Oxygen vacancy contributions to the electrical stress response and endurance of ferroelectric hafnium zirconium oxide thin films

Despite its scalability and CMOS process compatibility, the limited endurance and sub-optimal stress response of ferroelectric Zr-substituted hafnia [(Hf,Zr)O2] have been one of the key impediments toward its integration into practical device and technology applications. Here, using electrical measurements complemented by photoluminescence spectroscopy, we investigate the underlying mechanisms behind this behavior in 10 nm thick W/Hf0.5Zr0.5O2/W capacitors. Analyzing the evolution of leakage current with stress cycles and the spectroscopic response of the stress-induced leakage current, we attribute the behavior to defect levels, which lie at 0.6 eV from the conduction band edge of the ferroelectric.

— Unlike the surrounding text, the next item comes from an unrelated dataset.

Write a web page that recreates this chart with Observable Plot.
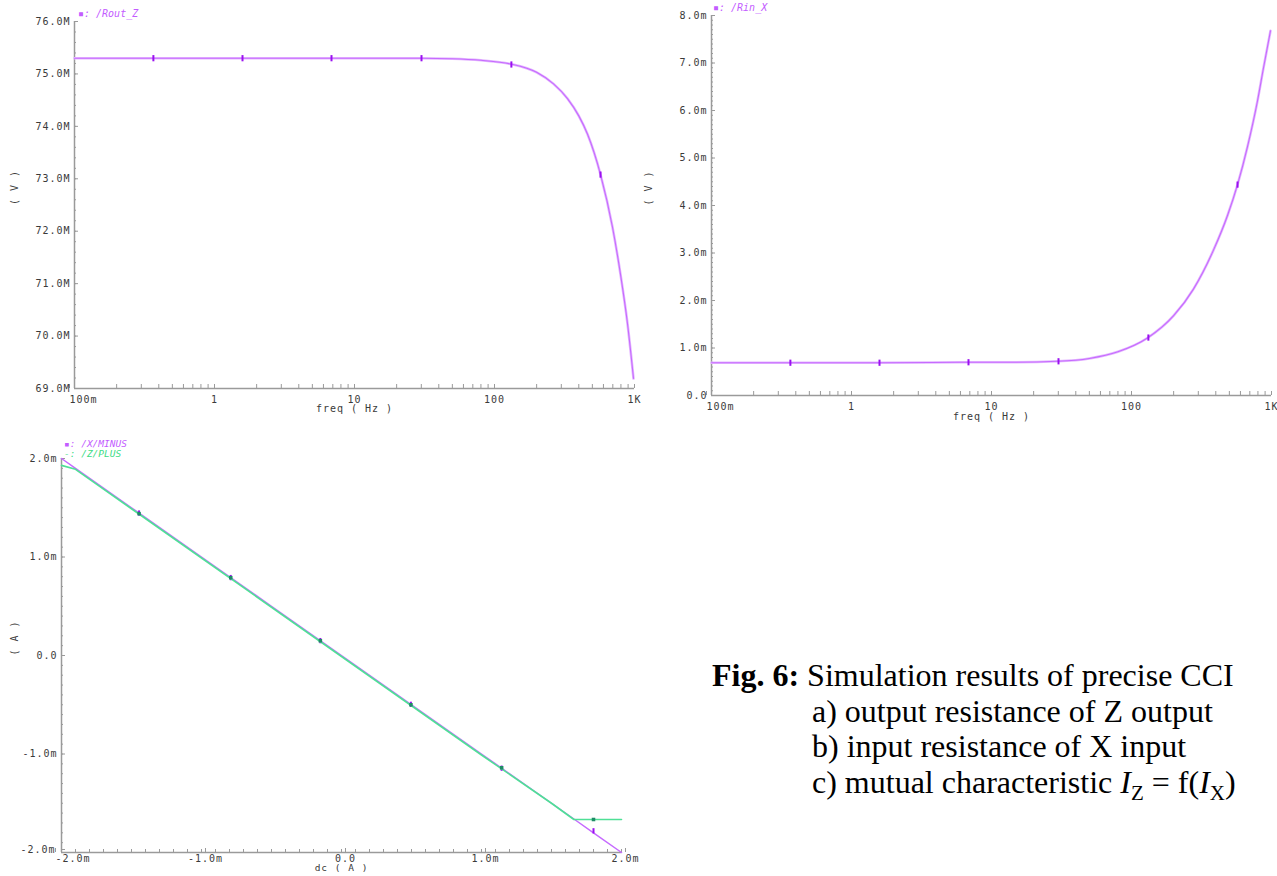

Photoluminescence spectroscopy, in turn, further corroborates the defect level's position within the bandgap while enabling its attribution to the presence of oxygen vacancies. This work helps to identify oxygen vacancies as the key factor responsible for the degraded endurance and stress response in (Hf,Zr)O2 and subsequently motivates the exploration of methods to reduce the oxygen vacancy concentrations without destabilizing the ferroelectric orthorhombic phase.